▸ WRITTEN REQUEST
Below are entries. Copy exactly the lines running from the line that holds "Write a web page that recreates this chart with Chart.js." to the line that holds "null, null, 14];", with both ends included.

▸ Stored dataset items
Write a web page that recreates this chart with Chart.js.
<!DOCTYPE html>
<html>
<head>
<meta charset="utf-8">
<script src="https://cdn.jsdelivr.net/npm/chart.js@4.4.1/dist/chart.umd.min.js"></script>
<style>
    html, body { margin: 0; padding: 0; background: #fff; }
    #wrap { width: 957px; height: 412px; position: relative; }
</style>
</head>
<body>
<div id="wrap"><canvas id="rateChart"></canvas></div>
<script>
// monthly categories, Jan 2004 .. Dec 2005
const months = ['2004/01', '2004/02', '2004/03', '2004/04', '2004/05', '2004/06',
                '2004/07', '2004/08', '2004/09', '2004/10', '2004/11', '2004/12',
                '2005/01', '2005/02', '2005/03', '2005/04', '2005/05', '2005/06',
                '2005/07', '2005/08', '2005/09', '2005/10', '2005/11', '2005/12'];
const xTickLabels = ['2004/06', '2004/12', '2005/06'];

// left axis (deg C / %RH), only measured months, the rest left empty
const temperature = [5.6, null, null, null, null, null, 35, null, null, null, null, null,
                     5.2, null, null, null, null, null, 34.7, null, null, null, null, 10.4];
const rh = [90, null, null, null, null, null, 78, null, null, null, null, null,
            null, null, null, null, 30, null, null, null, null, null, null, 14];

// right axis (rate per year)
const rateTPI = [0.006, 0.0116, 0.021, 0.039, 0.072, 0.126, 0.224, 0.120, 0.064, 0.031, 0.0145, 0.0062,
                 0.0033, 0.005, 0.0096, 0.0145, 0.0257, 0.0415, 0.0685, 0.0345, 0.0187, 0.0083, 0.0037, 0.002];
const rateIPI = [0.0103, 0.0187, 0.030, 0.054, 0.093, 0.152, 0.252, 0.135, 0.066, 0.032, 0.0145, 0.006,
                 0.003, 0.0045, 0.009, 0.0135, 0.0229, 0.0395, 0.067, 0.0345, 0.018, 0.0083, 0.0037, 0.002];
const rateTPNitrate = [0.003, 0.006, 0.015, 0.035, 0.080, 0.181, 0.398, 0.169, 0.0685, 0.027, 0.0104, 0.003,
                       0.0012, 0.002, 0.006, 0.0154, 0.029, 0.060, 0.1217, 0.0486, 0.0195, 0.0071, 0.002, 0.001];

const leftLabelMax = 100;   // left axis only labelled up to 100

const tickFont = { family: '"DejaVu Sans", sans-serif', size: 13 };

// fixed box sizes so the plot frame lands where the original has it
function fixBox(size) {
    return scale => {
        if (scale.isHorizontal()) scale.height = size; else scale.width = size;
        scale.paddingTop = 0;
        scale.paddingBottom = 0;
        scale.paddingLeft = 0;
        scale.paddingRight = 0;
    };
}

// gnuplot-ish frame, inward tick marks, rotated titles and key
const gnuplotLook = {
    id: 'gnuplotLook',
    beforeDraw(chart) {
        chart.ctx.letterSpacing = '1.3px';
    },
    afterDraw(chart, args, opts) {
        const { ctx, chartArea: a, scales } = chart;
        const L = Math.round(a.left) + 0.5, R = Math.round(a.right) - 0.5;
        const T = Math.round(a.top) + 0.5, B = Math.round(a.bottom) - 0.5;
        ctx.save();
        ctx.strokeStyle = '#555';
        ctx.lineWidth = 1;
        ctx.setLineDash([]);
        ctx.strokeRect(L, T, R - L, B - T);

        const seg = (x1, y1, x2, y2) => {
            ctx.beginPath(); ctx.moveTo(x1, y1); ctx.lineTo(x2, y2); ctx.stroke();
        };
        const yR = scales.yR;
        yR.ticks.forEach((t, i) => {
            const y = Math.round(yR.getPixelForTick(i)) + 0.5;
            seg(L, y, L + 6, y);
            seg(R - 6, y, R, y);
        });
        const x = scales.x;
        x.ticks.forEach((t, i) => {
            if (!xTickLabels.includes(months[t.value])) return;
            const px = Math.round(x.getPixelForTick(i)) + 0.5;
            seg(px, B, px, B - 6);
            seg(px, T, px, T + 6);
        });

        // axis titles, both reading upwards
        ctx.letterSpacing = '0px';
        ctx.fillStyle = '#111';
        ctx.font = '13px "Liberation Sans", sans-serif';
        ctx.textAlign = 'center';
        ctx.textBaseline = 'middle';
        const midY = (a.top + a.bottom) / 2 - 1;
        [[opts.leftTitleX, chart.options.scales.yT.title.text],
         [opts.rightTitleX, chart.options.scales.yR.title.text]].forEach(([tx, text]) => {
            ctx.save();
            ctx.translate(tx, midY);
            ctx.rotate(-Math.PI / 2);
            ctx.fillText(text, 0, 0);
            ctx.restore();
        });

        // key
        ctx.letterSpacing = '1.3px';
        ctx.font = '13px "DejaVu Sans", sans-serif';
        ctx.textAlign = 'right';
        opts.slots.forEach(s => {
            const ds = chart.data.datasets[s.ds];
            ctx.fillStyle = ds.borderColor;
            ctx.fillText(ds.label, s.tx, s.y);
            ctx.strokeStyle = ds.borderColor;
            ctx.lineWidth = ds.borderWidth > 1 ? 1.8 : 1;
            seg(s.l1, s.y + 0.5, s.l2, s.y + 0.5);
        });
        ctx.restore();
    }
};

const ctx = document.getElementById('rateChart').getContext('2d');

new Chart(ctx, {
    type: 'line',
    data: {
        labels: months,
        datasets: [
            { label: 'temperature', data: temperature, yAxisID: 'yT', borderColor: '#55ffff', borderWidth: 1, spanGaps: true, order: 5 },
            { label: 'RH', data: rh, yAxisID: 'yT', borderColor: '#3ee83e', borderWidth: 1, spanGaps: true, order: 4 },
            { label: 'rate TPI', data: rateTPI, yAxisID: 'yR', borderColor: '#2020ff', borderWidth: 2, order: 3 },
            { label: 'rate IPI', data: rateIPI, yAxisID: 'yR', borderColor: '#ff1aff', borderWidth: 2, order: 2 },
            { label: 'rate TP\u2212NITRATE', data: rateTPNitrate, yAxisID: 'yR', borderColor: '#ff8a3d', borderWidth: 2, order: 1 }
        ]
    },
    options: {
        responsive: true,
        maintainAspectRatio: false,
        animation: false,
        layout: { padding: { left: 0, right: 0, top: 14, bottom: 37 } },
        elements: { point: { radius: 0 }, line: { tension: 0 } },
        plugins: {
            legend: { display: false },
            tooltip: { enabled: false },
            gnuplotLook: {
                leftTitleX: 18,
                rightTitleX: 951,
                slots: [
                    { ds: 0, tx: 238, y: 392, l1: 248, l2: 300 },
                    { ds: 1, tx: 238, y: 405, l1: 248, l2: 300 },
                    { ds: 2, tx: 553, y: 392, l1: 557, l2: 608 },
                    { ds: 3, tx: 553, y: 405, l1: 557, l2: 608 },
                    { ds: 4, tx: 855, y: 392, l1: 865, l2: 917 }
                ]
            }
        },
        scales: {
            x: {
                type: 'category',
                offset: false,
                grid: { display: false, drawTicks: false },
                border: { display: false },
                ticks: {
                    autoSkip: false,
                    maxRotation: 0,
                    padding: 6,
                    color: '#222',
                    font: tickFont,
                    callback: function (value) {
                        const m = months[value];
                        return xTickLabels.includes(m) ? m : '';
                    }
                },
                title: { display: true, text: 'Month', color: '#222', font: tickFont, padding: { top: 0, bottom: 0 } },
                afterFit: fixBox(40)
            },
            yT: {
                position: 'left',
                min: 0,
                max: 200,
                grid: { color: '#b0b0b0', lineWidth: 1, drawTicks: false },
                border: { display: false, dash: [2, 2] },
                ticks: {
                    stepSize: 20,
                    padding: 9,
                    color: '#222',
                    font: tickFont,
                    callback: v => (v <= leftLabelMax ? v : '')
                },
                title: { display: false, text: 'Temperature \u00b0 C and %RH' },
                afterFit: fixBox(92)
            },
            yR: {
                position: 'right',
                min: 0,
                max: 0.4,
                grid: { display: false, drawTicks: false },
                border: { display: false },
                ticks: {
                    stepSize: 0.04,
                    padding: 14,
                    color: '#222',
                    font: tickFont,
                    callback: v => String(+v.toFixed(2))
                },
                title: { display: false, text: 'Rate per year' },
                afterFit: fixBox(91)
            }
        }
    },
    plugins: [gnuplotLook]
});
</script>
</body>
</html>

---

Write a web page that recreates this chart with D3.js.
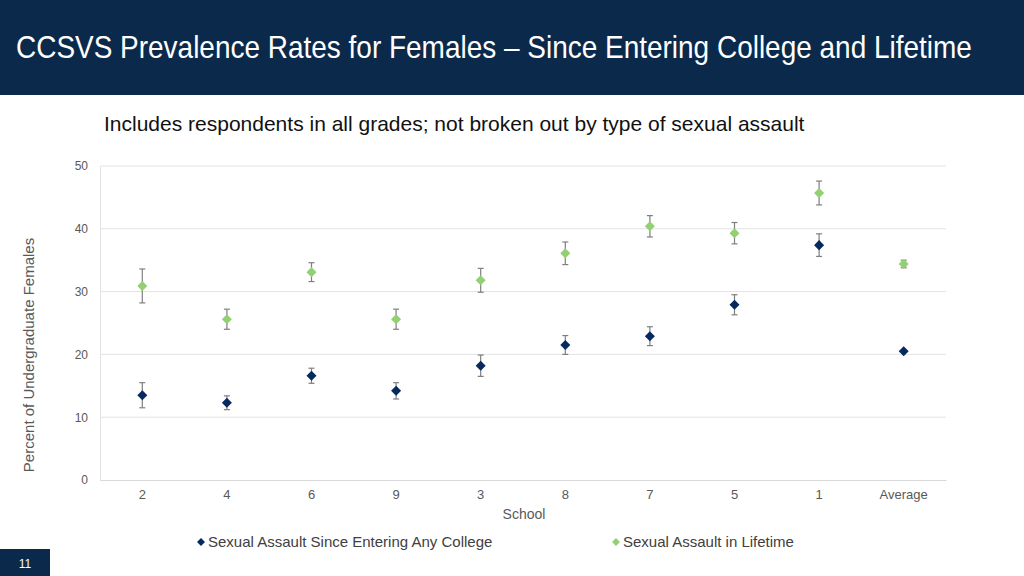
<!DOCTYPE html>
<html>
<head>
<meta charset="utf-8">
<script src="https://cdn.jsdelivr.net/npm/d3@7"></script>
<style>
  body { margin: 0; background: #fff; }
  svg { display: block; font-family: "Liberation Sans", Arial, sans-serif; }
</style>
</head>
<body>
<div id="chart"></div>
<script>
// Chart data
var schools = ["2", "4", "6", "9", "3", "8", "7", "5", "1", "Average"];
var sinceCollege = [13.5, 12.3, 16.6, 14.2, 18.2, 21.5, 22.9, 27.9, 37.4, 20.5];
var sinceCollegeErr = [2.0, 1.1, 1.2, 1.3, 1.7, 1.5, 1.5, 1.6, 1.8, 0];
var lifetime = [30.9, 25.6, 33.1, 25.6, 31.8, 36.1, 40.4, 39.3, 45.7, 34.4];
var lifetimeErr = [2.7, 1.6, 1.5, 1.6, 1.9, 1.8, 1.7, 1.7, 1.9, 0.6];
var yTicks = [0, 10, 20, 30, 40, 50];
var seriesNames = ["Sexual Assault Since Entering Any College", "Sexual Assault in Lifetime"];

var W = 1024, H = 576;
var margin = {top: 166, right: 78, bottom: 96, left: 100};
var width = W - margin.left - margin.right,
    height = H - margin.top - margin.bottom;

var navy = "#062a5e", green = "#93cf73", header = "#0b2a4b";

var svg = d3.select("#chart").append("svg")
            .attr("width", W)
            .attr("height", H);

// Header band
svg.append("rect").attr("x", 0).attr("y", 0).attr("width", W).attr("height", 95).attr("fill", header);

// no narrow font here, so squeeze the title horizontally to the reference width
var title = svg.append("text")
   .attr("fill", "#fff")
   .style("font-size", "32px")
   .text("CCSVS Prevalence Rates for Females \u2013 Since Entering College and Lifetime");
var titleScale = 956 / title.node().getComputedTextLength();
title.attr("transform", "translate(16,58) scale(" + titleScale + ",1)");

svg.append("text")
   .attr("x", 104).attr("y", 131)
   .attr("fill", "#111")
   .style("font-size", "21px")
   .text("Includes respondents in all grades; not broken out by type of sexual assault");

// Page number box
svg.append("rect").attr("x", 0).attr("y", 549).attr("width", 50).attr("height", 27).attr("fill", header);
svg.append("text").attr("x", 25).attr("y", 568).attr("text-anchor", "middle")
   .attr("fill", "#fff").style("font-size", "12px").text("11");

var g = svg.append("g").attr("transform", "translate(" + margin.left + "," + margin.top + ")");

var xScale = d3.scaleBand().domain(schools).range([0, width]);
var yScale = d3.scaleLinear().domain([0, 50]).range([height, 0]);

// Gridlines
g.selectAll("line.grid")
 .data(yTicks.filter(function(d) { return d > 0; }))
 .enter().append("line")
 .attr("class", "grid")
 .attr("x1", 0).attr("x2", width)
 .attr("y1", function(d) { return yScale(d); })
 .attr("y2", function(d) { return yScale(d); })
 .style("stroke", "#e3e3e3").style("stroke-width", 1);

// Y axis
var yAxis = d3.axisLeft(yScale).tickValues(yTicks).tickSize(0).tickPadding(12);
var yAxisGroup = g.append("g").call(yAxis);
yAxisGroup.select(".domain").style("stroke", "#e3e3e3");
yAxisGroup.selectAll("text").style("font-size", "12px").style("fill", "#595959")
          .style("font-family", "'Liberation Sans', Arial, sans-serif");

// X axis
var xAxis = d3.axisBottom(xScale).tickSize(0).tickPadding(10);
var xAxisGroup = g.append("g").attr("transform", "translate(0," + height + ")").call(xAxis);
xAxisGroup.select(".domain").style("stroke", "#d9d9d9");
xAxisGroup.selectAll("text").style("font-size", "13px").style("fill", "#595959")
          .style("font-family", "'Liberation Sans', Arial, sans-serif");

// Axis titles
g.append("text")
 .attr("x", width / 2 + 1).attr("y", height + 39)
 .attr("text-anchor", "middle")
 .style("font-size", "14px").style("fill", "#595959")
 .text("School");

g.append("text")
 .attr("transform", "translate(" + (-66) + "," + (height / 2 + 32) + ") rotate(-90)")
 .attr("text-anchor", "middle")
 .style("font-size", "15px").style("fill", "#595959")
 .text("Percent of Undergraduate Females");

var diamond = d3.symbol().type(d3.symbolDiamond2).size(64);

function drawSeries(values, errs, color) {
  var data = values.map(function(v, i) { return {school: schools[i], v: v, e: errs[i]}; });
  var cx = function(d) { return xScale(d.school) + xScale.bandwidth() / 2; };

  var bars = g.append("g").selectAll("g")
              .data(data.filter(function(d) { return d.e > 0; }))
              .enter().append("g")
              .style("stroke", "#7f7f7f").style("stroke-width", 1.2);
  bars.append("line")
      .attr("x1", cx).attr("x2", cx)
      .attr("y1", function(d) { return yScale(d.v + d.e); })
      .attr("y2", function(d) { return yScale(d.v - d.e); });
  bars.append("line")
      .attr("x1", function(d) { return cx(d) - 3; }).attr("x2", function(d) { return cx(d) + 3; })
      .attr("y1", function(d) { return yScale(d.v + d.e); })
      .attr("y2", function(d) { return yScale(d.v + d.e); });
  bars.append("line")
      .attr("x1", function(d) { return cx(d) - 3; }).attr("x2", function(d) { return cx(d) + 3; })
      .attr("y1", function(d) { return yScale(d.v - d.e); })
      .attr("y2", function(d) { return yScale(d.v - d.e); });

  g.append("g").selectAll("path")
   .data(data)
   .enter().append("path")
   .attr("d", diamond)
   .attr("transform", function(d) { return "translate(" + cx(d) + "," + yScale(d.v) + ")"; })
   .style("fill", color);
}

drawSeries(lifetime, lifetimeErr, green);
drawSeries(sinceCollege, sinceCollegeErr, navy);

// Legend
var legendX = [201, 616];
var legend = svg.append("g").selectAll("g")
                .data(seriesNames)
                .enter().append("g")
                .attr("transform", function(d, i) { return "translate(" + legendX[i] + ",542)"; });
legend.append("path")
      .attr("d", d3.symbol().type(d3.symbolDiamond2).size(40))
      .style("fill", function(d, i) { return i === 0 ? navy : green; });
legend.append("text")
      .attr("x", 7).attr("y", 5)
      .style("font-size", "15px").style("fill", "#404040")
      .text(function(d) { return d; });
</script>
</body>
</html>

▸ TASK OUTPUT
Write a web page that recreates this chart with Chart.js.
<!DOCTYPE html>
<html>
<head>
<meta charset="utf-8">
<script src="https://cdn.jsdelivr.net/npm/chart.js@4.4.1/dist/chart.umd.min.js"></script>
<style>
    html, body { margin: 0; padding: 0; background: #fff; }
    #wrap { width: 957px; height: 412px; position: relative; }
</style>
</head>
<body>
<div id="wrap"><canvas id="rateChart"></canvas></div>
<script>
// monthly categories, Jan 2004 .. Dec 2005
const months = ['2004/01', '2004/02', '2004/03', '2004/04', '2004/05', '2004/06',
                '2004/07', '2004/08', '2004/09', '2004/10', '2004/11', '2004/12',
                '2005/01', '2005/02', '2005/03', '2005/04', '2005/05', '2005/06',
                '2005/07', '2005/08', '2005/09', '2005/10', '2005/11', '2005/12'];
const xTickLabels = ['2004/06', '2004/12', '2005/06'];

// left axis (deg C / %RH), only measured months, the rest left empty
const temperature = [5.6, null, null, null, null, null, 35, null, null, null, null, null,
                     5.2, null, null, null, null, null, 34.7, null, null, null, null, 10.4];
const rh = [90, null, null, null, null, null, 78, null, null, null, null, null,
            null, null, null, null, 30, null, null, null, null, null, null, 14];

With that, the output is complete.